Image Credit: Design Council
I’m often still asked about the value of design and design thinking and how we can enable better services with a broader range of stakeholders.
The Double Diamond is synonymous with re-framing a design-led problem. It’s a very simple diagram that took a few clever souls, the patience to see an opportunity to share the design process and how it can tackle a far broader set of problems, helping to re-frame our ever increasingly complex digital and physical world.
However, what lies hidden beneath organisational complexity when applying this design methodology, begins to uncover a far broader set of unanswerable questions.
The trouble is as you blend this across complex structures, what is hidden beyond the simple structure of two diamonds is more problematic than we often consider at first sight.
As you step back and open up new ways of seeing a problem space, designing through moments like these can feel like you are treading in mud. For those experiencing design thinking for the first time, it can make you feel like you’ve taken a step back too far.
This can cause huge frustrations, for individuals, teams and project sponsors, with the design lead needing an empathetic approach to listening and working alongside teams to help them unlearn and see the world around them through a different lens. This design learning is a key step in re-framing problems together.
I’d like to focus in on the left diamond, as I see its ability is not only to step back and re-frame, but to also educate the design team to relearn three important rules;
1. Consensus around the problem you are trying to tackle earlier
2. Alignment of teams across internal and external services
3. Helping to improve communication across all touch points
In a world of complexity where we lean heavily on data to provide all of the evidence we desire, the ability to step back and become more human is needed more and more.

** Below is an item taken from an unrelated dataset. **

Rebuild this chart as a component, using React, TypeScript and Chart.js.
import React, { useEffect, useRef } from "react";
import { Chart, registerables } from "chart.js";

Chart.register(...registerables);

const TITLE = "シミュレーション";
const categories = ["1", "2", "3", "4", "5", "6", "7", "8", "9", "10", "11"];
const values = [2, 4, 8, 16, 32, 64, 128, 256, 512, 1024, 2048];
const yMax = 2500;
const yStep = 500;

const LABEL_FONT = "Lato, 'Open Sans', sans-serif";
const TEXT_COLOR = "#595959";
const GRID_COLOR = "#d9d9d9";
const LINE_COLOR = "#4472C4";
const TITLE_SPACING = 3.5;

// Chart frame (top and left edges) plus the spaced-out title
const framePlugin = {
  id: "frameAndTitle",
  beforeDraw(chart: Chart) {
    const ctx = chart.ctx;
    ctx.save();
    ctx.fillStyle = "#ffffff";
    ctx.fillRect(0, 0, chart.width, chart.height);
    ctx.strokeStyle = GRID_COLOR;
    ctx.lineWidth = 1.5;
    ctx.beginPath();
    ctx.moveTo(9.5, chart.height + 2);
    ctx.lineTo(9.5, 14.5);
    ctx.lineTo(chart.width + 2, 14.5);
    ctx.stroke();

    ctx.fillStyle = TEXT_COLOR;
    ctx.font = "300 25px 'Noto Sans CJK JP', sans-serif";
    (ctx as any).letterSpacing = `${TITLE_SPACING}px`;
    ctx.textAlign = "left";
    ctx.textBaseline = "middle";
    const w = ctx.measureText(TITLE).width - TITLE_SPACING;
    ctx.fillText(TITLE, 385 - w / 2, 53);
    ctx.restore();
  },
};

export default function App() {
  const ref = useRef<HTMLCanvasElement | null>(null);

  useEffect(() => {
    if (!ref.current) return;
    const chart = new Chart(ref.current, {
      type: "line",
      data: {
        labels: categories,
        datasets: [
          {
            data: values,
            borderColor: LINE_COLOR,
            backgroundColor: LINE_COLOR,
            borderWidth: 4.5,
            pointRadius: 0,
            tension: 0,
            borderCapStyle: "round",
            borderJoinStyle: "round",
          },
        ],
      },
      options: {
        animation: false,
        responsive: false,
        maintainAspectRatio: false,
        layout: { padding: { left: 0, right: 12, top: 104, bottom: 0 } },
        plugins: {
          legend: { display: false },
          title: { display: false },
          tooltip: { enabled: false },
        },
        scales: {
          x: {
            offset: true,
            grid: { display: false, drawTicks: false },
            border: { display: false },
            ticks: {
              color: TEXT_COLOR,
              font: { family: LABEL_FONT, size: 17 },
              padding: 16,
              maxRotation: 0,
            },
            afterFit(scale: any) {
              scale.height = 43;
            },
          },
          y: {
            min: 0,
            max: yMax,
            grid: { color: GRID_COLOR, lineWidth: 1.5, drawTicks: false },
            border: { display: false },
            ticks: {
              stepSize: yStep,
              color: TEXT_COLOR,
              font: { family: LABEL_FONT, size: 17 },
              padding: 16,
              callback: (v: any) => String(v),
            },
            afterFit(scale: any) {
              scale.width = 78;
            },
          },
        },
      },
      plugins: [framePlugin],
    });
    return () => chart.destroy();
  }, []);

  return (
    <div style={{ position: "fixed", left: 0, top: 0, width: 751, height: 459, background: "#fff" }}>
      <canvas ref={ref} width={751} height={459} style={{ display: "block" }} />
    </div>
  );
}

The re-framing of a problem space together feels counter to our need to produce an urgent answer.
The ambiguity felt within the ‘left diamond’ is a great space to kick start an idea, but it can often be a lonely space to stand with your team, armed only with a box of sticky backed pieces of paper – and a set of large black markers! By stepping back you also begin to open up a wider set of hidden cultural issues that can, if not managed well, suffocate the project.
The left diamond can have the most impact early on in projects, from finding collective insights to cross-pollinating ways of seeing gaps and opportunities together and deciding how to deliver change.

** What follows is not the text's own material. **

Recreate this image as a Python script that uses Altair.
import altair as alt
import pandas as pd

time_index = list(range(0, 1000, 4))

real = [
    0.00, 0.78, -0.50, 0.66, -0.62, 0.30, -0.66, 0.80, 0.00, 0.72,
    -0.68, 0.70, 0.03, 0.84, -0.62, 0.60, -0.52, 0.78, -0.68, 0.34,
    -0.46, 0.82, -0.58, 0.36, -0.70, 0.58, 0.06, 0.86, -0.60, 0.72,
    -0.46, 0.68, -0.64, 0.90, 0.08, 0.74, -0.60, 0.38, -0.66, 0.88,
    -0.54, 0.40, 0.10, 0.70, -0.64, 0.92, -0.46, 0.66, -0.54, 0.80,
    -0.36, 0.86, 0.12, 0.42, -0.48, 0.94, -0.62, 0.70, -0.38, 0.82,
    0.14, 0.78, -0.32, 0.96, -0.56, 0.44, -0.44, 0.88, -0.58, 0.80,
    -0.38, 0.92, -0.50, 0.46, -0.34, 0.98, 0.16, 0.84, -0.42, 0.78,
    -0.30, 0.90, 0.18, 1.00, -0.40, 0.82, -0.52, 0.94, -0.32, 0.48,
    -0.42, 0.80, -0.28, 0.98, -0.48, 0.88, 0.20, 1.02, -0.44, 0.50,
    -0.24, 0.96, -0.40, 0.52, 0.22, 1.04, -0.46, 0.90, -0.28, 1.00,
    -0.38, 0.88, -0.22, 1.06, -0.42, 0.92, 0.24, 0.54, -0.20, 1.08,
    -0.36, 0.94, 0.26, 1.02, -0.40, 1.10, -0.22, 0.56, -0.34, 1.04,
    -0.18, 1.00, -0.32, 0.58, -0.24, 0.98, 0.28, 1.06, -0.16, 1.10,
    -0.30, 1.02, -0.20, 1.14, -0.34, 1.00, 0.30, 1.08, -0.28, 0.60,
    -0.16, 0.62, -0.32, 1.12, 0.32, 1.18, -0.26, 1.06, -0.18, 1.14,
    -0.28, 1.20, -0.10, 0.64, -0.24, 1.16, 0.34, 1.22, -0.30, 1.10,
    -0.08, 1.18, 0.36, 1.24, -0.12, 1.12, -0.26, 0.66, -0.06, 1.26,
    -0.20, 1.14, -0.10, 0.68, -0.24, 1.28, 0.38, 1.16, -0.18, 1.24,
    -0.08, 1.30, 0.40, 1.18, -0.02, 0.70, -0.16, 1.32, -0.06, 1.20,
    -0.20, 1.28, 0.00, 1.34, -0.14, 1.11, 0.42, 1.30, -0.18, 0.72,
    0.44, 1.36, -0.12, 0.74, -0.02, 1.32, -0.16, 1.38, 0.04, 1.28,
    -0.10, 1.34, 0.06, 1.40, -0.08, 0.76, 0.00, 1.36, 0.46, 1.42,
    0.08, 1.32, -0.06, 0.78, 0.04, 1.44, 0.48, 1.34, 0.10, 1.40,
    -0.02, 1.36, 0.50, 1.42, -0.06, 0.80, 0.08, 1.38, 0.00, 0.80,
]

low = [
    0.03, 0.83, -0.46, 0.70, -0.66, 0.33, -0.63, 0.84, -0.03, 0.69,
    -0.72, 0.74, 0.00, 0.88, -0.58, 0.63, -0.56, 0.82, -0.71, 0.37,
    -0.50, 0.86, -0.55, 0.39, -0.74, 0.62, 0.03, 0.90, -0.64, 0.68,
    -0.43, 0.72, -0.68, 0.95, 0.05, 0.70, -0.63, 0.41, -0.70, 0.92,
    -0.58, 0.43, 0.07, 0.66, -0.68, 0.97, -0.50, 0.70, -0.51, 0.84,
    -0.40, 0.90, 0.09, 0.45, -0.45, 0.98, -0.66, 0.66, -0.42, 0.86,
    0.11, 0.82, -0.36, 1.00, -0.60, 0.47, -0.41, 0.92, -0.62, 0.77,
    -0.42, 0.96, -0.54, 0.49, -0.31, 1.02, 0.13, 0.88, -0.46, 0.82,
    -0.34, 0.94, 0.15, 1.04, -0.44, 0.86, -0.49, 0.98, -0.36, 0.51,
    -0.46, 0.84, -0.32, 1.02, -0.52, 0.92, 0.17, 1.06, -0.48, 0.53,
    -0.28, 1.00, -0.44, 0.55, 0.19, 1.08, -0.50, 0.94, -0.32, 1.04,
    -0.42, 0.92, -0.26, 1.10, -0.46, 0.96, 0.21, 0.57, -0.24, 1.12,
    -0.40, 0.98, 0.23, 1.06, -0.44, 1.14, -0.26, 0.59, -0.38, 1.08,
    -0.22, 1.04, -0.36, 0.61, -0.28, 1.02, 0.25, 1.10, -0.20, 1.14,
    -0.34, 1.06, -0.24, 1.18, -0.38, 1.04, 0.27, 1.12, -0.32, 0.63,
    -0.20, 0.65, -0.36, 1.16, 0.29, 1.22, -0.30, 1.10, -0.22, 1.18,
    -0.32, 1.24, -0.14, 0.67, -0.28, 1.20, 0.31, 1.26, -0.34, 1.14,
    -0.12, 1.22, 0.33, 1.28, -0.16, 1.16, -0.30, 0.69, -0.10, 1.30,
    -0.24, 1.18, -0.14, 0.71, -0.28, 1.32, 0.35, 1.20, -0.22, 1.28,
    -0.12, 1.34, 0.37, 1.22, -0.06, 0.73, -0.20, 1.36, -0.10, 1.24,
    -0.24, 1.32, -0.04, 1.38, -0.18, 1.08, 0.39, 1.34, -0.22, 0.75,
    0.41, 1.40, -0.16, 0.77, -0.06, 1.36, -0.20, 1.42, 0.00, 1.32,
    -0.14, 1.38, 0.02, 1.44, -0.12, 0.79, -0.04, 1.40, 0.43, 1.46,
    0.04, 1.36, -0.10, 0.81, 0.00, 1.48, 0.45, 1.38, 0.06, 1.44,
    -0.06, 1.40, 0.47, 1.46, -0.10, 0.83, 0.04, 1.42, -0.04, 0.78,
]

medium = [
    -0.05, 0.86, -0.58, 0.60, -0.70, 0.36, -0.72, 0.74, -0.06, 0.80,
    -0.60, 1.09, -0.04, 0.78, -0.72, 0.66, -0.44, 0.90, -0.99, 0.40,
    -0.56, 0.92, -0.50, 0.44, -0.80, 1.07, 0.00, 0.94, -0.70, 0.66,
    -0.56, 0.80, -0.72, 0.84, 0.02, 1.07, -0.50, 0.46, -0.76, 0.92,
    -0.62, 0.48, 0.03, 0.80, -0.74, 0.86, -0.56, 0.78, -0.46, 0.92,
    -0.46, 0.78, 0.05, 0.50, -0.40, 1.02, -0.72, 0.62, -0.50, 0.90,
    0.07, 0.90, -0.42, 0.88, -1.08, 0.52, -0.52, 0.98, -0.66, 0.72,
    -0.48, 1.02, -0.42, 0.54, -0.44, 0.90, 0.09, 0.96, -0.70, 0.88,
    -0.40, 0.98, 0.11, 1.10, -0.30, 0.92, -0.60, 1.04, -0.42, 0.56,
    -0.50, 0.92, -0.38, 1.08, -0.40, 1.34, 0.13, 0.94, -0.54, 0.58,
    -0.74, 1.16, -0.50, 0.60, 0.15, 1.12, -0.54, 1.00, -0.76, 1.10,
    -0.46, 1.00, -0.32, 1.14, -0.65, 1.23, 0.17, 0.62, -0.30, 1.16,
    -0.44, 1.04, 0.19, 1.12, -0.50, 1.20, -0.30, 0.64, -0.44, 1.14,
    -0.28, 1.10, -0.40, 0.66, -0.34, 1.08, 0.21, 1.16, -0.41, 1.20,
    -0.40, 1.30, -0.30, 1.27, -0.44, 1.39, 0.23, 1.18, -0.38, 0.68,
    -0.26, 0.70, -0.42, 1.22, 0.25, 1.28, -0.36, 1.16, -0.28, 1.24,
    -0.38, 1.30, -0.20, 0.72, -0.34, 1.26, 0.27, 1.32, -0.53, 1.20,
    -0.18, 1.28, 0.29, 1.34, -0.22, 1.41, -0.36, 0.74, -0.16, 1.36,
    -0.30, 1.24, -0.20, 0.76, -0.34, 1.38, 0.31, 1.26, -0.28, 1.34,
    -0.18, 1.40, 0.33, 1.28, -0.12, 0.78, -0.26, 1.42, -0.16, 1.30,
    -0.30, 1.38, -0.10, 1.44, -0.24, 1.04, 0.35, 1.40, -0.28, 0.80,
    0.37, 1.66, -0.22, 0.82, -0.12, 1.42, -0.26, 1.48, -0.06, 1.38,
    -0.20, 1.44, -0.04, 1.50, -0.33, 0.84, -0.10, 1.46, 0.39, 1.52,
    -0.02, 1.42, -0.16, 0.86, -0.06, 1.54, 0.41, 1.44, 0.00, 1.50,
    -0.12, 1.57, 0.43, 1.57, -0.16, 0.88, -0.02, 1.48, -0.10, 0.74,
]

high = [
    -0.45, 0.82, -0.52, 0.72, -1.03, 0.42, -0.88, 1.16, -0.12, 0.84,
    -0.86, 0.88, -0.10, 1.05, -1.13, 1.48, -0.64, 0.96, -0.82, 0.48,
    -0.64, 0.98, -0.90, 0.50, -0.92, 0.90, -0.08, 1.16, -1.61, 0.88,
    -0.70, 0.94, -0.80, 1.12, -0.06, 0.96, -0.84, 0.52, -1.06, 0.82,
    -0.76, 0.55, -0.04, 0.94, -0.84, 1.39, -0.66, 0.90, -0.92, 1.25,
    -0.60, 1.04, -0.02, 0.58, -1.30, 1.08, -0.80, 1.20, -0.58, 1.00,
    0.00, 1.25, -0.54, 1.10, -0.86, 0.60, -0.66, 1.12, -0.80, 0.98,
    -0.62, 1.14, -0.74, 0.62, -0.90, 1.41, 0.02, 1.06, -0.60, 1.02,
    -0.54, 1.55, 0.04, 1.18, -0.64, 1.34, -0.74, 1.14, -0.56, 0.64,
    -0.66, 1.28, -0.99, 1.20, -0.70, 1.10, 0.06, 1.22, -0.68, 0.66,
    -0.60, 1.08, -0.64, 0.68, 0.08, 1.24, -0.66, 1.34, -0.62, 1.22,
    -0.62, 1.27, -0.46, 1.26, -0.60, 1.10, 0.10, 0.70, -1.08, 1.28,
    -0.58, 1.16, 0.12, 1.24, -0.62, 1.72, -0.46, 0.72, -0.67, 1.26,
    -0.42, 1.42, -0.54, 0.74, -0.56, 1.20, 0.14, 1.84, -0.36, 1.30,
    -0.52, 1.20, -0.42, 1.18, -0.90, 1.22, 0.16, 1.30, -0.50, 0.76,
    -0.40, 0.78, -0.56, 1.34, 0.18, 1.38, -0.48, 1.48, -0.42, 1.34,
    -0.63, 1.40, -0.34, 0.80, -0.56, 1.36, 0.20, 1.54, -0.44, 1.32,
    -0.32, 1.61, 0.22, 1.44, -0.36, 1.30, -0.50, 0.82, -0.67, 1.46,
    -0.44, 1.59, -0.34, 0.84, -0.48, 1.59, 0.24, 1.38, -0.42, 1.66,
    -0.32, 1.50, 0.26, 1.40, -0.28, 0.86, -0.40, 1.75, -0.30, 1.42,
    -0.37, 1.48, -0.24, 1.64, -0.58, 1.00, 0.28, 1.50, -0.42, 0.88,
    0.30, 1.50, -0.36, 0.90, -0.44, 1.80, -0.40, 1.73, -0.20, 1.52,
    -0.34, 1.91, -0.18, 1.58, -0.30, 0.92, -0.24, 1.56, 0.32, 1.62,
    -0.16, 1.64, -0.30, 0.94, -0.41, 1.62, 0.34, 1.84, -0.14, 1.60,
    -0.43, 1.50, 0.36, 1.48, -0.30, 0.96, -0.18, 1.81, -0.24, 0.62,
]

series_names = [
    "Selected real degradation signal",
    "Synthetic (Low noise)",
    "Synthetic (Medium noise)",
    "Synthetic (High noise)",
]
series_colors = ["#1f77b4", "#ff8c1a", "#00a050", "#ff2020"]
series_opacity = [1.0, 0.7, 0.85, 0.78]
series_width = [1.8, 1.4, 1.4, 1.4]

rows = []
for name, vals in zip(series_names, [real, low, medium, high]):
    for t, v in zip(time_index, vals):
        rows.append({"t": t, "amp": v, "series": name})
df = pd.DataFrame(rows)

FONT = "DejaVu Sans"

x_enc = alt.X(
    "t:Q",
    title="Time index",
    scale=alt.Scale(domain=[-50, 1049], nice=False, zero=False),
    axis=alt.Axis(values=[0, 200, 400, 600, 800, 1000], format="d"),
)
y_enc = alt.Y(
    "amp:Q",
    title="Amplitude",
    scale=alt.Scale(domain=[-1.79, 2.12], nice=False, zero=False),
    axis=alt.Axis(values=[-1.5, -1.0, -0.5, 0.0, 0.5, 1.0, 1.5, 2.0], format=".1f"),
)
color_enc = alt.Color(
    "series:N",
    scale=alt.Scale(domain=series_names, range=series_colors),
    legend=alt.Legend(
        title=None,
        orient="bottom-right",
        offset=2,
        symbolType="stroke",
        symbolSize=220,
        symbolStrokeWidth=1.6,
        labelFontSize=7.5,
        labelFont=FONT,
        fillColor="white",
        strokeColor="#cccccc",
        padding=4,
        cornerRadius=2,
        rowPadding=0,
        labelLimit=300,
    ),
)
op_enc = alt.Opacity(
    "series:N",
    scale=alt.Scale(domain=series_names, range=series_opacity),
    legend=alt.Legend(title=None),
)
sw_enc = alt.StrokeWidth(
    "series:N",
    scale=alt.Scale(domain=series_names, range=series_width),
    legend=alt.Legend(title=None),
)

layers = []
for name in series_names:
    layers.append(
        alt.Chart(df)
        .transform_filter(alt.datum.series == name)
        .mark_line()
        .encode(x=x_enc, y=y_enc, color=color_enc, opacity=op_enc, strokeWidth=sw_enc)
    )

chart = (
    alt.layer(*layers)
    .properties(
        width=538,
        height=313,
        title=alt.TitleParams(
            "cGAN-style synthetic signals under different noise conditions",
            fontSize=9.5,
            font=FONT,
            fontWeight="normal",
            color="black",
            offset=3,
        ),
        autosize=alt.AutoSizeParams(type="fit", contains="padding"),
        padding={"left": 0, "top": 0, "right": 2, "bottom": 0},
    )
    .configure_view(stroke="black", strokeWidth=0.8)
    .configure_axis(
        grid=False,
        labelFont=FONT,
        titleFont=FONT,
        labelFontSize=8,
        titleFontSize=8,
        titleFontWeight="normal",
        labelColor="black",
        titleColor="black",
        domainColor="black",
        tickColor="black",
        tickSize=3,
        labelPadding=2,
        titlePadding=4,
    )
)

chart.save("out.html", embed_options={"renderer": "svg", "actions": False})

As individuals, we are driven by pressures from personal KPI’s and organisational structure that naturally make us want to run towards an answer. The left diamond allows people to step back and ask bigger questions of themselves and the organisation that they work within. This can have a positive impact on their ability to see and feel projects from many new unseen angles. The results I have experienced have fundamentally changed the way people unlearn and rethink products and services. The benefit is often better ‘joined up’ services and experiences for internal teams and for end users alike.
The left diamond for the next 15 years needs a new purpose. I believe we should amplify and build on how ‘design learning’ and the education through problem solving collaboratively, has more strategic value than we give it credit sometimes.
What design thinking and the two diamond’s do is help blend digital-led products with human and physical infrastructure earlier on in the product cycle or journey.